Labor Heroes and the Class Struggle
By Brendan Phillips
As May Day approaches, I reflect on great on labor heroes. People like Mary Harris Jones, Big Bill Haywood, and Joe Hill. Those who helped bring us the eight hour workday, sick time, maternal leave, and other worker protections. They showed us the power of unionization, solidarity, and direct action. We saw what lengths the ruling class will go to protect their power at Haymarket Square, when they went so far as to murder labor activists.
I was fortunate to be taught about this history by my grandfather; folksinger and labor activist Utah Phillips. This is not history I would have been taught in school. Growing up listening to his stories and music, I came of age wanting to know more.

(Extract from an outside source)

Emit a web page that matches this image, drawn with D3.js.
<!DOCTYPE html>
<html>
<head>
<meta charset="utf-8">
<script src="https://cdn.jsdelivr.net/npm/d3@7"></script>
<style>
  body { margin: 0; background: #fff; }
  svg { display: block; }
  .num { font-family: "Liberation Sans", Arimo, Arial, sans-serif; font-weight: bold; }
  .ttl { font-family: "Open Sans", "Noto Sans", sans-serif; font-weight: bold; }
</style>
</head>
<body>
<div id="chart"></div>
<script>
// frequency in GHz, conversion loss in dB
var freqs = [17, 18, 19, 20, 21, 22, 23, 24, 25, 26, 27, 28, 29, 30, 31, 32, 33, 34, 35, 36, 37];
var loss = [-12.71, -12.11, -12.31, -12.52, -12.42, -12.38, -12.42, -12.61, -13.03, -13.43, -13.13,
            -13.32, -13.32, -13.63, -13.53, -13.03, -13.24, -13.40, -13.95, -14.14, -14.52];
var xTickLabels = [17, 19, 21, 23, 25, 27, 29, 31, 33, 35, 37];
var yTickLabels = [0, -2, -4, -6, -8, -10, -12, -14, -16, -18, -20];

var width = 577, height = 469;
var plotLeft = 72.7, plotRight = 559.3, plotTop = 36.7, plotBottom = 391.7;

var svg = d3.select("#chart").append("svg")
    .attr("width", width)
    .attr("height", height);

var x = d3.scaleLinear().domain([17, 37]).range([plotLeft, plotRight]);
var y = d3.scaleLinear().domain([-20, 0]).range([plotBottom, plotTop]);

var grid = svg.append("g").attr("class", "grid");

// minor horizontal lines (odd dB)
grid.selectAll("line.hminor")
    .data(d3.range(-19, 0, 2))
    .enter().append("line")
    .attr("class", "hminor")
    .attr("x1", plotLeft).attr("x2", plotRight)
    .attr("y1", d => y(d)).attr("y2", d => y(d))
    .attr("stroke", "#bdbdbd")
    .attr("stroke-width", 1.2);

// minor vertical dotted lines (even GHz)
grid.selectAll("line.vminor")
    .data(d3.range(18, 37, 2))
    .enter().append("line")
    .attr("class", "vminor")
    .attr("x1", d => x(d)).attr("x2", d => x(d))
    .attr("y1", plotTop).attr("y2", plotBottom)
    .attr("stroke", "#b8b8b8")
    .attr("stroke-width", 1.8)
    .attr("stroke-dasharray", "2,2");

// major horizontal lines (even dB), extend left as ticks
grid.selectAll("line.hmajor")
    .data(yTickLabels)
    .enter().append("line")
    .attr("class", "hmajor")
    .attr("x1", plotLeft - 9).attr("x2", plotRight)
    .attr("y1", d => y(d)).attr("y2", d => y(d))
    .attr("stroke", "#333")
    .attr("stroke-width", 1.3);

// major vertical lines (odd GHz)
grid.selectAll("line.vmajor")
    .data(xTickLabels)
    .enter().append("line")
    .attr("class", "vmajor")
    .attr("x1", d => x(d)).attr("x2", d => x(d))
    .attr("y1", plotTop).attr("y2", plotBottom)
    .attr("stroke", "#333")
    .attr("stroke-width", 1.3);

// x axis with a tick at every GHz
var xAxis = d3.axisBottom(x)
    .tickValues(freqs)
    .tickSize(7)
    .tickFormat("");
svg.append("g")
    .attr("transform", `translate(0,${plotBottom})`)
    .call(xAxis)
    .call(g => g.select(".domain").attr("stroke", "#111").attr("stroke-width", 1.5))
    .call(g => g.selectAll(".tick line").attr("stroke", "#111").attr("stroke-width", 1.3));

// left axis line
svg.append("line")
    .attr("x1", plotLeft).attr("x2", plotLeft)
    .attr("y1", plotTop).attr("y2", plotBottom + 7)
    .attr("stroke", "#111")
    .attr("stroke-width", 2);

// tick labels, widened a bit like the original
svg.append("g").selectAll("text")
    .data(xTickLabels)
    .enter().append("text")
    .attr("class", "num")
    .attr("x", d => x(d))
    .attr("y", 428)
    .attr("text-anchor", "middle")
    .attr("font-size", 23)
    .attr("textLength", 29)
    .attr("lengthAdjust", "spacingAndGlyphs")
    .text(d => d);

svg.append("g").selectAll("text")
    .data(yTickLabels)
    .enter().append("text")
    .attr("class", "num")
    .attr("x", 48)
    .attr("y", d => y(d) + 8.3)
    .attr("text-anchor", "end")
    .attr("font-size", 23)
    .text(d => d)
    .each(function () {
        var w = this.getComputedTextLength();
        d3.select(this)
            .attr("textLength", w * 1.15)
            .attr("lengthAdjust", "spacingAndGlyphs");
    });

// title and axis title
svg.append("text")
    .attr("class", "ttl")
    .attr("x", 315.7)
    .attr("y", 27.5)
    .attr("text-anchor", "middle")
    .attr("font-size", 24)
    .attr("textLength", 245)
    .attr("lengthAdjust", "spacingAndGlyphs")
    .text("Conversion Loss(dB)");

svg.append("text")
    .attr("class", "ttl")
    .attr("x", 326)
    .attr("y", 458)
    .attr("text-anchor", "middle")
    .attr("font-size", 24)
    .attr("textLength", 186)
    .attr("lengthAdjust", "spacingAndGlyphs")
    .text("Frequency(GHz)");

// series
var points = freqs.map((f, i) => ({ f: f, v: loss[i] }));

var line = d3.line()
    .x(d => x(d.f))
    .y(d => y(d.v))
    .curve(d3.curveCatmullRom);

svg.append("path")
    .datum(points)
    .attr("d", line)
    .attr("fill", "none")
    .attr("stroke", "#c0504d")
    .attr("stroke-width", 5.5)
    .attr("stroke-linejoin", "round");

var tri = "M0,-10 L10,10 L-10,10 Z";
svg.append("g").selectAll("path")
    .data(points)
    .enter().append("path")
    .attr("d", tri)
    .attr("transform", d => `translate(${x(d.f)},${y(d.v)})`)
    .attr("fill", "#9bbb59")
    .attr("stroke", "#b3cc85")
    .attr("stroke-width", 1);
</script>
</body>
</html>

He inspired an early interest in labor history, and the struggles of the working class.
Here we on yet another May Day, now over a hundred years since the execution of Joe Hill in Salt Lake City. Still the class war wages on, and the worker continues to be exploited by the ruling class. Heroes like Joe Hill shared a message of worker ownership, a democratic workplace, and an abolition of the wage system.... and that dream has proven illusive. The GPUS continues to share this message today through our platform and politics, with the hopes of making that dream a reality.
Now as much as ever, we must show solidarity with our fellow workers, and rise up against the shackles of capitalism. We must return the capital to the worker, and redistribute the wealth. We must continue the fight of previous labor heroes, so that one day all workers can be liberated from their oppressors.
"Don't mourn, organize." - Joe Hill
Brendan Phillips is a stay-at-home dad of two boys, musician & DJ, activist & grandson of musician/dissenter, U.Utah Phillips. The 34-year-old was also Green Party write-in candidate for Utah’s Congressional District 3 special election in 2017.